Pinchos Morunos - Spanish Pork Kebabs
Pinchos Morunos are a delicious Spanish tapas. These little pork kebabs are marinated and grilled then served with a paprika aioli sauce for a great summer appetizer.
Servings 15 mini skewers
- 1 pork tenderloin, about 1 1/4 lb
- 1/2 tsp cumin
- 1/2 tsp coriander
- 1 tsp paprika
- 1/2 tsp oregano
- 2 cloves garlic, finely minced
- 1 tbsp lemon juice
- 2 tbsp olive oil
- 1/2 tsp kosher salt
- 1/4 tsp freshly ground black pepper
- 1 egg yolk
- 1/2 tsp kosher salt
- 2 tbsp lemon juice, divided - 1 tsp to start
- 1/2 cup olive oil
- 1/2 tsp smoked paprika
- 1/2 tsp paprika
- 1 clove garlic, shaved on a microplane or finely minced
- 1-2 dashes cayenne, or hot paprika
- 2 lemons, cut into wedges
Trim the pork tenderloin, removing silverskin and fat. Then cut it into 1-inch cubes.
Mix together all the marinade ingredients, either in a container just large enough for the pork (I use a 9x9 baking dish) or in a large sealable plastic bag. Add the pork to the marinade and toss to combine. Cover the container if needed and refrigerate the pork to marinate for at least two hours and up to one day. For the longer marinating time, stir the pork once or twice.
At least one hour before you are going to grill, begin soaking the bamboo skewers. You will need 4-5 if you are using long skewers, and about 15 for short ones. (Count your pork cubes and plan on one short skewer for every 2 cubes.)
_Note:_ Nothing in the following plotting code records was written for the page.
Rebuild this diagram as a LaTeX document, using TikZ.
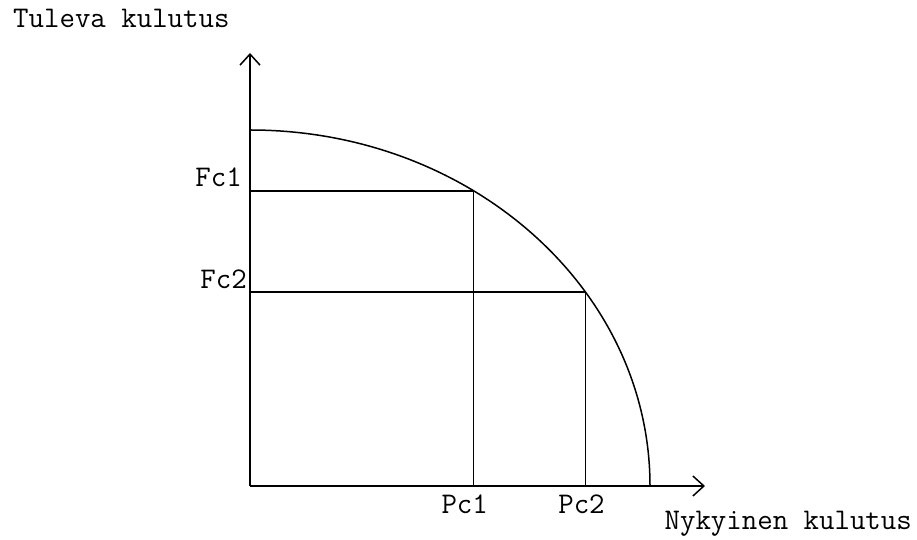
\documentclass[tikz,border=0pt]{standalone}
\usepackage{fontspec}
\usetikzlibrary{arrows.meta,calc}

\begin{document}
\begin{tikzpicture}[
  x=1pt, y=1pt,
  axis/.style={-{Straight Barb[length=11pt,width=20pt]}, line width=1.5pt},
  guide/.style={line width=1.5pt},
  lbl/.style={inner sep=0pt, font=\ttfamily\fontsize{30}{34}\selectfont}
]
\useasboundingbox (0,0) rectangle (917,540);

% axes
\coordinate (O) at (250,54);
\coordinate (ytop) at (250,487);
\coordinate (xend) at (705,54);
\draw[axis] (O) -- (ytop);
\draw[axis] (O) -- (xend);

% possibility curve
\coordinate (top) at ($(O)+(0,356)$);
\draw[guide] (top) arc[start angle=90, end angle=0, x radius=400, y radius=356];

\coordinate (P1) at ($(O)+(56:400 and 356)$);
\coordinate (P2) at ($(O)+(33:400 and 356)$);

\draw[guide] (P1) -- (P1 |- O);
\draw[guide] (P1) -- (P1 -| O);
\draw[guide] (P2) -- (P2 |- O);
\draw[guide] (P2) -- (P2 -| O);

\node[lbl, anchor=base east] (fc1) at ($(P1 -| O)+(-8,4)$) {Fc1};
\node[lbl, anchor=base east] (fc2) at ($(P2 -| O)+(-3,4)$) {Fc2};
\node[lbl, anchor=base] (pc1) at ($(P1 |- O)+(-9,-28)$) {Pc1};
\node[lbl, anchor=base] (pc2) at ($(P2 |- O)+(-4,-28)$) {Pc2};

\node[lbl, anchor=base west] (ylabel) at (13,512) {Tuleva kulutus};
\node[lbl, anchor=base east] (xlabel) at (912,10) {Nykyinen kulutus};

\end{tikzpicture}
\end{document}
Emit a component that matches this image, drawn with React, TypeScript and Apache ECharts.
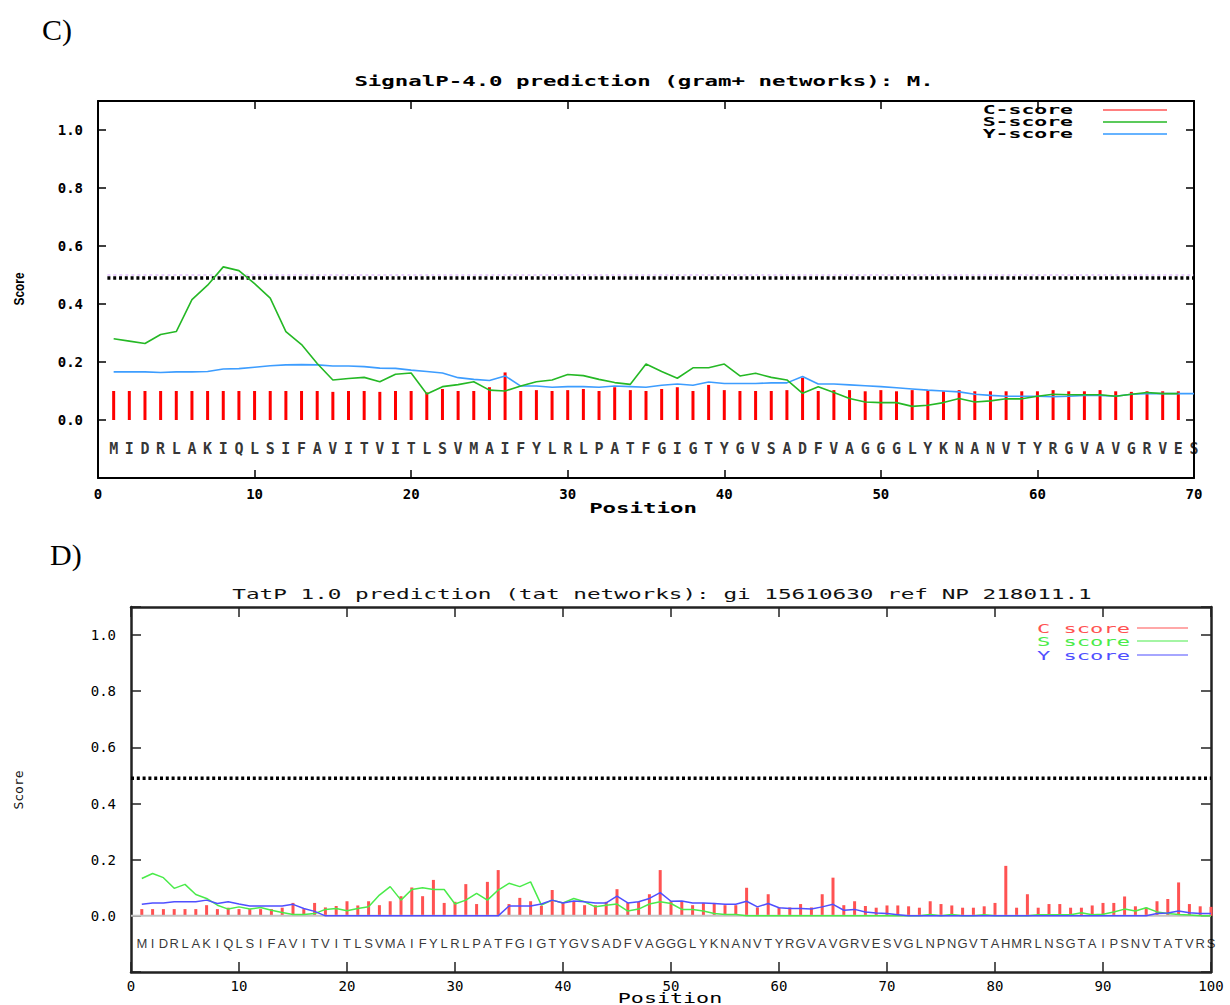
import React, { useEffect, useRef } from "react";
import * as echarts from "echarts";

// ---------- data ----------
const TOP_TITLE = "SignalP-4.0 prediction (gram+ networks): M.";
const BOTTOM_TITLE = "TatP 1.0 prediction (tat networks): gi 15610630 ref NP 218011.1";
const TOP_SEQUENCE = "MIDRLAKIQLSIFAVITVITLSVMAIFYLRLPATFGIGTYGVSADFVAGGGLYKNANVTYRGVAVGRVES";
const BOTTOM_SEQUENCE = "MIDRLAKIQLSIFAVITVITLSVMAIFYLRLPATFGIGTYGVSADFVAGGGLYKNANVTYRGVAVGRVESVGLNPNGVTAHMRLNSGTAIPSNVTATVRS";
const TOP_LEGEND = ["C-score", "S-score", "Y-score"];
const BOTTOM_LEGEND = ["C score", "S score", "Y score"];
const TOP_CUTOFF = 0.49;
const BOTTOM_CUTOFF = 0.49;

// SignalP-4.0 (positions 1..)
const TOP_C = [
  0.1, 0.1, 0.1, 0.1, 0.1, 0.1, 0.1, 0.1, 0.1, 0.1,
  0.1, 0.1, 0.1, 0.1, 0.097, 0.1, 0.1, 0.097, 0.1, 0.1,
  0.095, 0.107, 0.1, 0.1, 0.113, 0.164, 0.1, 0.103, 0.1, 0.103,
  0.107, 0.1, 0.113, 0.103, 0.1, 0.107, 0.113, 0.1, 0.121, 0.103,
  0.1, 0.1, 0.1, 0.103, 0.146, 0.1, 0.103, 0.103, 0.099, 0.103,
  0.099, 0.103, 0.103, 0.099, 0.103, 0.099, 0.099, 0.099, 0.099, 0.099,
  0.103, 0.099, 0.099, 0.103, 0.099, 0.097, 0.099, 0.099, 0.099,
];
const TOP_S = [
  0.28, 0.272, 0.264, 0.295, 0.305, 0.415, 0.465, 0.528, 0.515, 0.47,
  0.42, 0.305, 0.26, 0.195, 0.138, 0.143, 0.147, 0.132, 0.158, 0.162,
  0.09, 0.115, 0.122, 0.132, 0.103, 0.1, 0.117, 0.132, 0.138, 0.157,
  0.153, 0.14, 0.129, 0.123, 0.193, 0.167, 0.144, 0.18, 0.18, 0.193,
  0.152, 0.161, 0.147, 0.138, 0.092, 0.115, 0.095, 0.074, 0.062, 0.06,
  0.06, 0.047, 0.051, 0.06, 0.074, 0.062, 0.066, 0.073, 0.073, 0.082,
  0.089, 0.087, 0.087, 0.087, 0.082, 0.089, 0.095, 0.091, 0.091,
];
const TOP_Y = [
  0.166, 0.166, 0.166, 0.164, 0.166, 0.166, 0.167, 0.176, 0.177, 0.182,
  0.187, 0.19, 0.191, 0.19, 0.186, 0.186, 0.184, 0.179, 0.178, 0.172,
  0.167, 0.162, 0.146, 0.14, 0.136, 0.152, 0.117, 0.117, 0.113, 0.115,
  0.115, 0.113, 0.117, 0.115, 0.113, 0.12, 0.124, 0.12, 0.131, 0.126,
  0.126, 0.126, 0.128, 0.128, 0.15, 0.124, 0.124, 0.121, 0.118, 0.115,
  0.111, 0.107, 0.103, 0.1, 0.097, 0.089, 0.085, 0.082, 0.082, 0.082,
  0.08, 0.082, 0.085, 0.085, 0.082, 0.089, 0.091, 0.091, 0.091, 0.091,
];

// TatP 1.0 (positions 1..)
const BOT_C = [
  0.024, 0.024, 0.024, 0.024, 0.024, 0.024, 0.038, 0.024, 0.029, 0.024,
  0.024, 0.024, 0.024, 0.029, 0.046, 0.024, 0.046, 0.03, 0.035, 0.052,
  0.037, 0.052, 0.038, 0.052, 0.07, 0.101, 0.07, 0.128, 0.046, 0.05,
  0.113, 0.042, 0.121, 0.163, 0.042, 0.064, 0.052, 0.036, 0.092, 0.046,
  0.052, 0.038, 0.038, 0.05, 0.095, 0.046, 0.05, 0.077, 0.163, 0.052,
  0.052, 0.038, 0.046, 0.046, 0.038, 0.038, 0.1, 0.03, 0.077, 0.03,
  0.03, 0.042, 0.03, 0.077, 0.136, 0.038, 0.052, 0.035, 0.029, 0.037,
  0.037, 0.034, 0.029, 0.052, 0.042, 0.037, 0.029, 0.029, 0.034, 0.046,
  0.178, 0.029, 0.077, 0.029, 0.042, 0.042, 0.029, 0.029, 0.037, 0.046,
  0.046, 0.069, 0.034, 0.029, 0.052, 0.06, 0.119, 0.042, 0.034, 0.032,
];
const BOT_S = [
  0.133, 0.151, 0.136, 0.098, 0.112, 0.076, 0.062, 0.038, 0.024, 0.032,
  0.024, 0.03, 0.02, 0.012, 0.005, 0.005, 0.008, 0.023, 0.026, 0.018,
  0.026, 0.032, 0.074, 0.104, 0.056, 0.094, 0.1, 0.094, 0.094, 0.042,
  0.056, 0.08, 0.056, 0.092, 0.116, 0.104, 0.121, 0.038, 0.056, 0.046,
  0.062, 0.05, 0.032, 0.038, 0.042, 0.017, 0.024, 0.042, 0.05, 0.044,
  0.023, 0.023, 0.017, 0.008, 0.005, 0.005, 0, 0, 0, 0,
  0, 0, 0, 0, 0, 0, 0, 0, 0, 0,
  0, 0, 0, 0.005, 0, 0.005, 0, 0, 0.004, 0,
  0, 0, 0, 0.004, 0.004, 0.004, 0.004, 0.011, 0.004, 0.006,
  0.014, 0.024, 0.017, 0.029, 0.014, 0.008, 0.005, 0.003, 0, 0,
];
const BOT_Y = [
  0.041, 0.046, 0.046, 0.05, 0.05, 0.05, 0.056, 0.044, 0.05, 0.042,
  0.035, 0.035, 0.035, 0.035, 0.041, 0.026, 0.016, 0, 0, 0,
  0, 0, 0, 0, 0, 0, 0, 0, 0, 0,
  0, 0, 0, 0, 0.035, 0.035, 0.035, 0.042, 0.056, 0.046,
  0.053, 0.05, 0.046, 0.046, 0.07, 0.046, 0.05, 0.062, 0.083, 0.052,
  0.053, 0.046, 0.046, 0.044, 0.041, 0.041, 0.052, 0.032, 0.044, 0.029,
  0.026, 0.026, 0.024, 0.032, 0.041, 0.02, 0.023, 0.014, 0.01, 0.008,
  0.004, 0, 0, 0, 0, 0, 0, 0, 0, 0,
  0, 0, 0, 0, 0, 0, 0, 0, 0, 0,
  0, 0, 0, 0, 0.008, 0.01, 0.017, 0.011, 0.008, 0.008,
];

// ---------- styling ----------
const MONO = '"DejaVu Sans Mono", monospace';
const TOP_COLORS = { c: "#ff0000", s: "#25b825", y: "#3d9dff" };
const BOT_COLORS = { c: "#ff5252", s: "#4aeb4a", y: "#4f4fff" };

const toXY = (arr: number[]) => arr.map((v, i) => [i + 1, v]);
const fmtY = (v: number) =>
  v < -0.05 || v > 1.05 ? "" : Math.abs(v) < 1e-9 ? "0.0" : v.toFixed(1);

function makeAxes(grid: number, xmax: number, bold: boolean, frame: string, frameW: number, tickLen: number, labelMargin: number) {
  const lbl = {
    fontFamily: MONO,
    fontSize: 14,
    fontWeight: bold ? "bold" : "normal",
    color: "#000",
  };
  const line = { show: true, onZero: false, lineStyle: { color: frame, width: frameW } };
  const tick = { show: true, inside: true, length: tickLen, lineStyle: { color: frame, width: 1.5 } };
  const xa = [
    {
      gridIndex: grid, type: "value", min: 0, max: xmax, interval: 10, position: "bottom",
      axisLine: line, axisTick: tick, splitLine: { show: false },
      axisLabel: { ...lbl, margin: labelMargin },
    },
    {
      gridIndex: grid, type: "value", min: 0, max: xmax, interval: 10, position: "top",
      axisLine: line, axisTick: tick, splitLine: { show: false }, axisLabel: { show: false },
    },
  ];
  const ya = [
    {
      gridIndex: grid, type: "value", min: -0.2, max: 1.1, interval: 0.2, position: "left",
      axisLine: line, axisTick: tick, splitLine: { show: false },
      axisLabel: { ...lbl, margin: 15, formatter: fmtY },
    },
    {
      gridIndex: grid, type: "value", min: -0.2, max: 1.1, interval: 0.2, position: "right",
      axisLine: line, axisTick: tick, splitLine: { show: false }, axisLabel: { show: false },
    },
  ];
  return { xa, ya };
}

function seqSeries(seq: string, xi: number, yi: number, font: any) {
  return {
    type: "scatter",
    xAxisIndex: xi,
    yAxisIndex: yi,
    silent: true,
    symbol: "circle",
    symbolSize: 1,
    itemStyle: { color: "rgba(0,0,0,0)" },
    data: seq.split("").map((_, i) => [i + 1, -0.1]),
    label: {
      show: true,
      position: "inside",
      color: "#000",
      ...font,
      formatter: (p: any) => seq[p.dataIndex],
    },
    z: 5,
  };
}

function buildOption() {
  const top = makeAxes(0, 70, true, "#000", 2, 8, 9);
  const bot = makeAxes(1, 100, false, "#222", 2.5, 10, 7);

  const txt = (x: number, y: number, text: string, o: any = {}, extra: any = {}) => ({
    type: "text",
    x,
    y,
    ...extra,
    style: {
      text,
      fill: "#000",
      fontFamily: MONO,
      fontSize: 14,
      align: "center",
      verticalAlign: "middle",
      ...o,
    },
    silent: true,
  });
  const seg = (x1: number, x2: number, y: number, color: string, w: number) => ({
    type: "line",
    shape: { x1, y1: y, x2, y2: y },
    style: { stroke: color, lineWidth: w },
    silent: true,
  });

  const graphic: any[] = [
    txt(42, 29, "C)", { fontFamily: '"Liberation Serif", serif', fontSize: 30, fontWeight: "normal", align: "left" }),
    txt(50, 554, "D)", { fontFamily: '"Liberation Serif", serif', fontSize: 30, fontWeight: "normal", align: "left" }),
    txt(644, 81, TOP_TITLE, { fontWeight: "bold" }, { scaleX: 1.6 }),
    txt(662, 594, BOTTOM_TITLE, { fontWeight: "normal", fill: "#111" }, { scaleX: 1.62 }),
    txt(19, 289, "Score", { fontFamily: '"Liberation Sans", sans-serif', fontSize: 14, fontWeight: "bold" }, { rotation: Math.PI / 2, scaleX: 0.85 }),
    txt(18, 790, "Score", { fontFamily: MONO, fontSize: 13, fill: "#111" }, { rotation: Math.PI / 2 }),
    txt(643, 508, "Position", { fontWeight: "bold" }, { scaleX: 1.6 }),
    txt(670, 998, "Position", { fontWeight: "normal" }, { scaleX: 1.55 }),
    // top legend
    txt(1073, 110, TOP_LEGEND[0], { fontWeight: "bold", fontSize: 13, align: "right" }, { scaleX: 1.65 }),
    txt(1073, 122, TOP_LEGEND[1], { fontWeight: "bold", fontSize: 13, align: "right" }, { scaleX: 1.65 }),
    txt(1073, 134, TOP_LEGEND[2], { fontWeight: "bold", fontSize: 13, align: "right" }, { scaleX: 1.65 }),
    seg(1103, 1167, 110, TOP_COLORS.c, 1),
    seg(1103, 1167, 122, TOP_COLORS.s, 1.5),
    seg(1103, 1167, 134, "#66b3ff", 2),
    // bottom legend
    txt(1130, 628, BOTTOM_LEGEND[0], { fontSize: 13, align: "right", fill: BOT_COLORS.c }, { scaleX: 1.7 }),
    txt(1130, 641, BOTTOM_LEGEND[1], { fontSize: 13, align: "right", fill: BOT_COLORS.s }, { scaleX: 1.7 }),
    txt(1130, 655, BOTTOM_LEGEND[2], { fontSize: 13, align: "right", fill: BOT_COLORS.y }, { scaleX: 1.7 }),
    seg(1137, 1188, 628, BOT_COLORS.c, 1.2),
    seg(1137, 1188, 641, BOT_COLORS.s, 1.2),
    seg(1137, 1188, 655, BOT_COLORS.y, 1.2),
  ];

  const series: any[] = [
    // ---- top panel ----
    {
      type: "line", xAxisIndex: 0, yAxisIndex: 0, symbol: "none", silent: true,
      data: [[0.6, TOP_CUTOFF + 0.01], [70, TOP_CUTOFF + 0.01]],
      lineStyle: { color: "#c77dff", width: 1, type: [3, 3], opacity: 0.7 },
    },
    {
      type: "line", xAxisIndex: 0, yAxisIndex: 0, symbol: "none", silent: true,
      data: [[0.6, TOP_CUTOFF], [70, TOP_CUTOFF]],
      lineStyle: { color: "#000", width: 3.5, type: [3, 2.8] },
    },
    {
      type: "bar", xAxisIndex: 0, yAxisIndex: 0, barWidth: 3, silent: true,
      data: toXY(TOP_C), itemStyle: { color: TOP_COLORS.c },
    },
    {
      type: "line", xAxisIndex: 0, yAxisIndex: 0, symbol: "none", silent: true,
      data: toXY(TOP_Y), lineStyle: { color: TOP_COLORS.y, width: 1.6 },
    },
    {
      type: "line", xAxisIndex: 0, yAxisIndex: 0, symbol: "none", silent: true,
      data: toXY(TOP_S), lineStyle: { color: TOP_COLORS.s, width: 1.6 },
    },
    seqSeries(TOP_SEQUENCE, 0, 0, { fontFamily: MONO, fontSize: 15, fontWeight: "bold" }),
    // ---- bottom panel ----
    {
      type: "line", xAxisIndex: 2, yAxisIndex: 2, symbol: "none", silent: true,
      data: [[0, 0], [100, 0]], lineStyle: { color: "#c4c4c4", width: 2 },
    },
    {
      type: "line", xAxisIndex: 2, yAxisIndex: 2, symbol: "none", silent: true,
      data: [[0, BOTTOM_CUTOFF], [100, BOTTOM_CUTOFF]],
      lineStyle: { color: "#000", width: 3.5, type: [3, 2.8] },
    },
    {
      type: "bar", xAxisIndex: 2, yAxisIndex: 2, barWidth: 3, silent: true,
      data: toXY(BOT_C), itemStyle: { color: BOT_COLORS.c },
    },
    {
      type: "line", xAxisIndex: 2, yAxisIndex: 2, symbol: "none", silent: true,
      data: toXY(BOT_S), lineStyle: { color: BOT_COLORS.s, width: 1.5 },
    },
    {
      type: "line", xAxisIndex: 2, yAxisIndex: 2, symbol: "none", silent: true,
      data: toXY(BOT_Y), lineStyle: { color: BOT_COLORS.y, width: 1.5 },
    },
    seqSeries(BOTTOM_SEQUENCE, 2, 2, { fontFamily: '"Liberation Sans", sans-serif', fontSize: 13, fontWeight: "normal" }),
  ];

  return {
    animation: false,
    backgroundColor: "#fff",
    grid: [
      { left: 98, top: 101, width: 1096, height: 377 },
      { left: 131, top: 607, width: 1080, height: 365 },
    ],
    xAxis: [...top.xa, ...bot.xa],
    yAxis: [...top.ya, ...bot.ya],
    series,
    graphic,
  };
}

export default function App() {
  const ref = useRef<HTMLDivElement>(null);
  useEffect(() => {
    if (!ref.current) return;
    const chart = echarts.init(ref.current, undefined, { renderer: "svg" });
    chart.setOption(buildOption() as any);
    return () => chart.dispose();
  }, []);
  return (
    <div
      ref={ref}
      style={{ position: "absolute", left: 0, top: 0, width: 1230, height: 1005, background: "#fff" }}
    />
  );
}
Preheat the grill to high heat. While the grill is heating, thread the pork onto the prepared skewers.
Grill the kebabs on high for 4-5 minutes per side, or until the pork reaches 140F in the center. Let the pork rest for a few minutes, then serve with the aioli, and grilled bread if you wish.
Whisk together the egg yolk, salt, and 1 tsp of the lemon juice. Once the color darkens and then lightens again, begin drizzling in the olive oil. Drizzle in the olive oil in a thin stream while continuously whisking.
Whisk in another tablespoon of the lemon juice. Then taste the aioli and add more lemon juice if needed. Add the paprikas, garlic, and cayenne. Taste again and adjust the seasonings as needed.
Aioli can be made up to one day ahead.
- Portions: This recipes serves 8-10 as an appetizer (along with other apps at a tapas party) or 3-4 as the main course of a dinner. For tapas portions, use small skewers which will hold 2 cubes of pork per skewer.
- Bread: Pinchos are usually served with bread. Slice up a nice baguette, brush it with olive oil, and grill it a minute or two a side (until browned). Then sprinkle with a bit of kosher salt and serve alongside the pinchos.
- Aioli: If your aioli is too thick, add water by the teaspoon, while whisking, until it is the consistency you want.
- Cheater Aioli: For cheater aioli, use 1/2 cup of prepared mayonnaise. Add the spices as written, then add lemon juice to taste. I also like to whisk in a tablespoon or so of extra virgin olive oil to give it that olive oil flavor.